WASHINGTON – Earth got so hot last month that federal scientists struggled to find words describing temperatures.
February 2016 obliterated old marks by such a margin that it was the most above-normal month since meteorologists started keeping track in 1880, according to the National Oceanic and Atmospheric Administration.
The previous record was set just last December, and the past three months have been the most above-normal months on record, said NOAA climate scientist Jessica Blunden. NASA as well as teams at University of Alabama Huntsville and the private Remote Sensing System, which measure using satellites, also said February far exceeded the record normal.
NOAA said Earth averaged 56.08 degrees in February, 2.18 degrees above average, beating the record for February set in 2015 by nearly six-tenths of a degree.
“The departures are what we would consider astronomical,” Blunden said. “It’s on land. It’s in the oceans. It’s in the upper atmosphere. It’s in the lower atmosphere. The Arctic had record low sea ice.”

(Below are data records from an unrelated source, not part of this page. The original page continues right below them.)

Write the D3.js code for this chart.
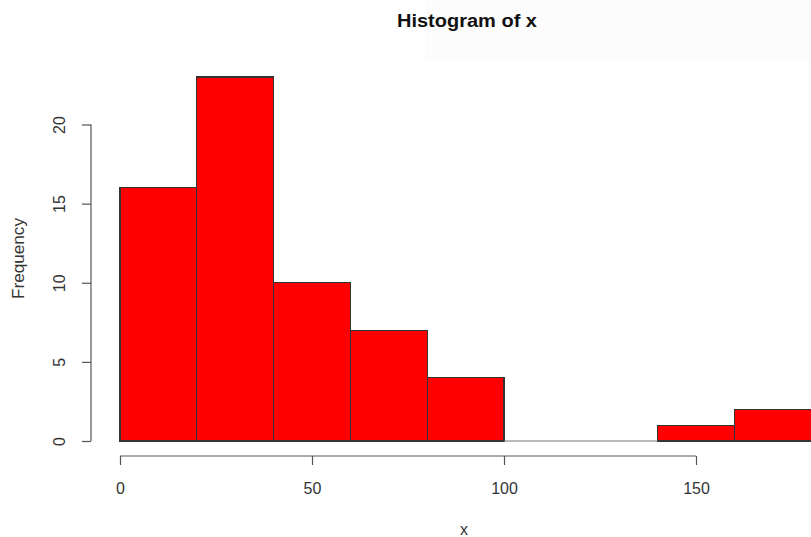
<!DOCTYPE html>
<html>
<head>
<meta charset="utf-8">
<script src="https://cdn.jsdelivr.net/npm/d3@7/dist/d3.min.js"></script>
<style>
  html, body { margin: 0; padding: 0; background: #fff; }
  svg { display: block; }
  text { font-family: "Liberation Sans", Arial, Helvetica, sans-serif; }
</style>
</head>
<body>
<svg id="chart" width="811" height="537"></svg>
<script>
// Histogram bins (left edges, width 20) and their counts
const binStarts = [0, 20, 40, 60, 80, 100, 120, 140, 160];
const binWidth = 20;
const counts = [16, 23, 10, 7, 4, 0, 0, 1, 2];
const xTicks = [0, 50, 100, 150];
const yTicks = [0, 5, 10, 15, 20];

const svg = d3.select("#chart");

// faint panel behind the upper right of the title area
svg.append("rect")
  .attr("x", 425).attr("y", 0).attr("width", 386).attr("height", 62)
  .attr("fill", "#fcfcfc");

const x = d3.scaleLinear().domain([0, 100]).range([120, 504]);
const y = d3.scaleLinear().domain([0, 20]).range([441, 124.5]);

// bars
svg.append("g")
  .selectAll("rect")
  .data(binStarts)
  .join("rect")
  .attr("x", (d) => x(d))
  .attr("width", (d) => x(d + binWidth) - x(d))
  .attr("y", (d, i) => y(counts[i]))
  .attr("height", (d, i) => y(0) - y(counts[i]))
  .attr("fill", "#ff0000")
  .attr("stroke", "#333")
  .attr("stroke-width", 1.2)
  .attr("shape-rendering", "crispEdges");

// empty bins still show their outline along the baseline
svg.append("g")
  .selectAll("line")
  .data(binStarts.filter((d, i) => counts[i] === 0))
  .join("line")
  .attr("x1", (d) => x(d))
  .attr("x2", (d) => x(d + binWidth))
  .attr("y1", y(0)).attr("y2", y(0))
  .attr("stroke", "#777")
  .attr("stroke-width", 1.2);

// x axis
const xAxis = svg.append("g")
  .attr("transform", "translate(0,456)")
  .call(d3.axisBottom(x).tickValues(xTicks).tickSize(9).tickPadding(0).tickSizeOuter(0)
    .tickFormat(d3.format("d")));
xAxis.select(".domain").attr("d", `M${x(0)},0H${x(150)}`);
xAxis.selectAll("path, line").attr("stroke", "#555").attr("stroke-width", 1.2);
xAxis.selectAll("text")
  .attr("y", 38).attr("dy", null)
  .attr("fill", "#333")
  .style("font-size", "16px");

// y axis
const yAxis = svg.append("g")
  .attr("transform", "translate(91,0)")
  .call(d3.axisLeft(y).tickValues(yTicks).tickSize(9).tickSizeOuter(0)
    .tickFormat(d3.format("d")));
yAxis.select(".domain").attr("d", `M0,${y(0)}V${y(20)}`);
yAxis.selectAll("path, line").attr("stroke", "#555").attr("stroke-width", 1.2);
yAxis.selectAll("text")
  .attr("x", null).attr("dy", null)
  .attr("text-anchor", "middle")
  .attr("transform", "translate(-26,0) rotate(-90)")
  .attr("fill", "#333")
  .style("font-size", "16px");

// titles
svg.append("text")
  .attr("x", 467).attr("y", 27)
  .attr("text-anchor", "middle")
  .attr("font-weight", "bold")
  .attr("fill", "#111")
  .attr("textLength", 140)
  .attr("lengthAdjust", "spacingAndGlyphs")
  .style("font-size", "18px")
  .text("Histogram of x");

svg.append("text")
  .attr("x", 464).attr("y", 535)
  .attr("text-anchor", "middle")
  .attr("fill", "#333")
  .style("font-size", "16px")
  .text("x");

svg.append("text")
  .attr("transform", "translate(24,258.5) rotate(-90)")
  .attr("text-anchor", "middle")
  .attr("fill", "#333")
  .attr("textLength", 81)
  .attr("lengthAdjust", "spacingAndGlyphs")
  .style("font-size", "16px")
  .text("Frequency");
</script>
</body>
</html>
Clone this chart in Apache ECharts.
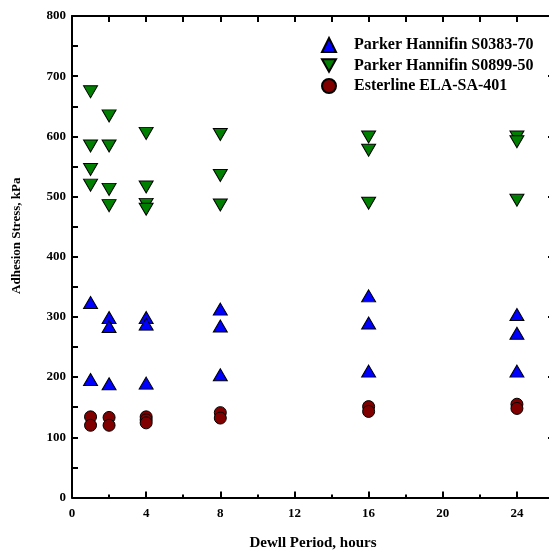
<!DOCTYPE html>
<html><head><meta charset="utf-8">
<script src="https://cdn.jsdelivr.net/npm/echarts@6/dist/echarts.min.js"></script>
<style>html,body{margin:0;padding:0;background:#fff}#c{width:549px;height:553px}</style>
</head><body><div id="c"></div>
<script>
const seriesNames = ['Parker Hannifin S0383-70','Parker Hannifin S0899-50','Esterline ELA-SA-401'];
const xTickLabels = [0,4,8,12,16,20,24];
const yTickLabels = [0,100,200,300,400,500,600,700,800];
// [hours, kPa]
const s0383 = [[1,324],[1,196],[2,299],[2,284],[2,189],[4,299],[4,288],[4,190],[8,313],[8,285],[8,204],[16,335],[16,290],[16,210],[24,304],[24,273],[24,210]];
const s0899 = [[1,674],[1,584],[1,545],[1,519],[2,634],[2,584],[2,512],[2,485],[4,605],[4,516],[4,487],[4,479],[8,603],[8,535],[8,486],[16,599],[16,577],[16,489],[24,599],[24,591],[24,494]];
const ela = [[1,134],[1,120],[2,133],[2,120],[4,134],[4,129],[4,124],[8,141],[8,132],[16,151],[16,143],[24,155],[24,148]];

const font = 'Liberation Serif, Times New Roman, serif';
const downTri = 'path://M0,0 L10,0 L5,9 Z';
const chart = echarts.init(document.getElementById('c'));
const axisLine = {show:true, onZero:false, lineStyle:{color:'#000', width:2}};
chart.setOption({
  animation:false,
  backgroundColor:'#fff',
  grid:{left:72, top:16, width:482, height:481.5, containLabel:false, outerBoundsMode:'none'},
  legend:{
    orient:'vertical', left:316, top:32, itemGap:4.5, itemWidth:14, itemHeight:14,
    textStyle:{fontFamily:font, fontWeight:'bold', fontSize:16, color:'#000', padding:[0,0,0,13]},
    data:seriesNames
  },
  xAxis:[{
    type:'value', min:0, max:26, interval:4, position:'bottom',
    name:'Dewll Period, hours', nameLocation:'middle', nameGap:38,
    nameTextStyle:{fontFamily:font, fontWeight:'bold', fontSize:15, color:'#000'},
    axisLine:axisLine,
    axisTick:{show:true, inside:true, length:6, lineStyle:{color:'#000', width:2}},
    minorTick:{show:true, splitNumber:2, length:3, lineStyle:{color:'#000', width:2}},
    axisLabel:{fontFamily:font, fontWeight:'bold', fontSize:13, color:'#000', margin:10,
      formatter:v => xTickLabels.includes(v) ? String(v) : ''},
    splitLine:{show:false}
  },{
    type:'value', min:0, max:26, interval:2, position:'top',
    axisLine:axisLine,
    axisTick:{show:true, inside:true, length:6, lineStyle:{color:'#000', width:2}},
    axisLabel:{show:false}, splitLine:{show:false}
  }],
  yAxis:[{
    type:'value', min:0, max:800, interval:100, position:'left',
    name:'Adhesion Stress, kPa', nameLocation:'middle', nameGap:49, nameRotate:90,
    nameTextStyle:{fontFamily:font, fontWeight:'bold', fontSize:13, color:'#000', padding:[0,0,0,42]},
    axisLine:axisLine,
    axisTick:{show:true, inside:true, length:6, lineStyle:{color:'#000', width:2}},
    minorTick:{show:true, splitNumber:2, length:6, lineStyle:{color:'#000', width:2}},
    axisLabel:{fontFamily:font, fontWeight:'bold', fontSize:13, color:'#000', margin:6,
      formatter:v => yTickLabels.includes(v) ? String(v) : ''},
    splitLine:{show:false}
  },{
    type:'value', min:0, max:800, interval:100, position:'right',
    axisLine:axisLine,
    axisTick:{show:true, inside:true, length:6, lineStyle:{color:'#000', width:2}},
    axisLabel:{show:false}, splitLine:{show:false}
  }],
  series:[
    {name:seriesNames[0], type:'scatter', data:s0383, symbol:'triangle', symbolSize:[14,12],
     itemStyle:{color:'#0000ff', borderColor:'#000', borderWidth:1, opacity:1}},
    {name:seriesNames[1], type:'scatter', data:s0899, symbol:downTri, symbolSize:[14,12],
     itemStyle:{color:'#008000', borderColor:'#000', borderWidth:1, opacity:1}},
    {name:seriesNames[2], type:'scatter', data:ela, symbol:'circle', symbolSize:12,
     itemStyle:{color:'#800000', borderColor:'#000', borderWidth:1, opacity:1}}
  ]
});
</script></body></html>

“Everything everywhere is a record this month, except Antarctica,” Blunden said. “It’s insane.”
In the Arctic, where sea ice reached a record low for February, land temperatures averaged 8 degrees above normal, Blunden said. That’s after January, when Arctic land temperatures were 10.4 degrees above normal(5.8 degrees Celsius).
Worldwide, February 2016 was warmer than about 125 of the last 136 Marches.
Said Georgia Tech climate scientist Kim Cobb in a Thursday email: “When I look at the new February 2016 temperatures, I feel like I’m looking at something out of a sci-fi movie. … It is a portent of things to come, and it is sobering that such temperature extremes are already on our doorstep.”